By: Annie Sragner, Associate Arts and Life Editor
In an effort to abandon the more stereotypical viewpoints in film, Towson shifted its lens onto the unheard voices of marginalized communities. This past weekend Towson hosted the Women and Minorities in Media (WAMM) film festival, which showcased those perspectives not commonly seen in mainstream entertainment.
“It’s a diversity festival,” associate professor and festival director Elsa Lankford said. “[WAMM is] more about seeing these stories that you would never see anywhere else and being able to experience things through other people’s eyes.”
The festival featured films that emphasized the experiences primarily of women and minorities. These films highlighted themes such as women’s reproductive rights, tension between races, victimization of women, struggles of transgendered individuals and the mental health of minorities.
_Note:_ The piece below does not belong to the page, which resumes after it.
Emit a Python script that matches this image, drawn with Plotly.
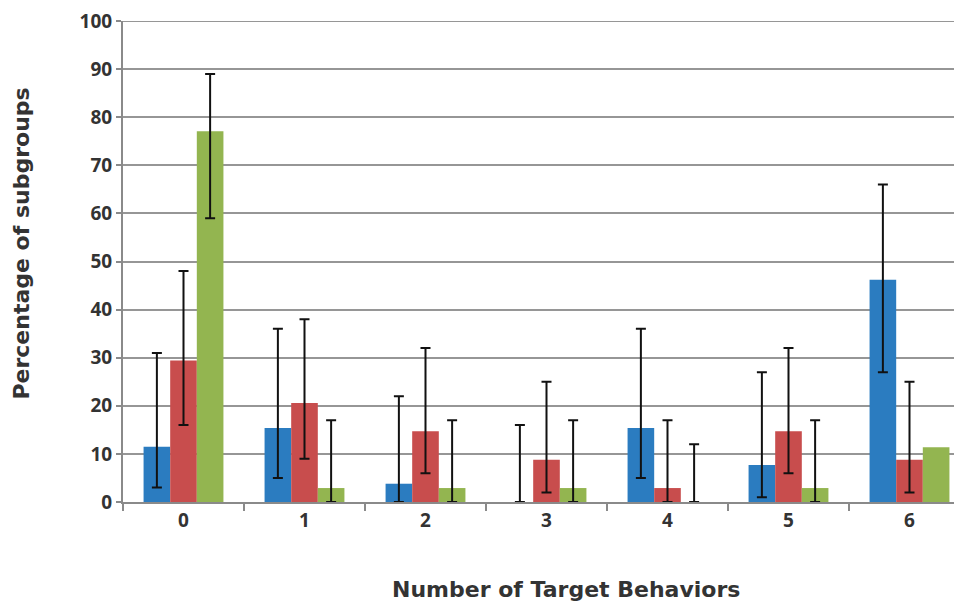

“Women directors are rarely more than five percent of the top 250 grossing films from Hollywood,” festival judge KJ Mohr said. “It is so important to support women filmmakers and people of color and to really hear stories from remarkable marginalized people because you get to hear the same mainstream straight-white dude story all the time.”
Towson alum Natasha Marshall’s film “Impossible Is Nothing” demonstrated the efforts of the non-profit organization Students Helping Honduras, and shed light on the causes the volunteers are working for.
“I come from Colombia, which is a third-world country, and I know from hearing about my mother’s upbringing what it is like to grow up in poverty,” Marshall said. “I wanted to give something back and to see it first hand to know what it is like to actually give someone a hug or smile and know that it really makes a difference in somebody’s life.”
Marshall also incorporated her experiences as a woman to show audiences that anything is possible.
“I think it’s something where being a woman, you have to prove that you know something, especially when it comes to filmmaking,” she said. “I have networked and I know what it is like to be a filmmaker in Baltimore. Being a woman, and being able to speak your mind, and having people respect those thoughts and executing what you have in your head from start to finish, is a really tasking thing. I think it means more to be a woman to do that,” Marshall said.
Sophomore anthropology major Amelia Bilski was so moved by WAMM last year that she made it her mission to experience the event again.
“There are so many amazing films and I wanted to see what this year had to offer,” Bilski said. “This event really informs you of what is going on in the world globally. I learned so much last year and I just want to keep on learning about women around the world.”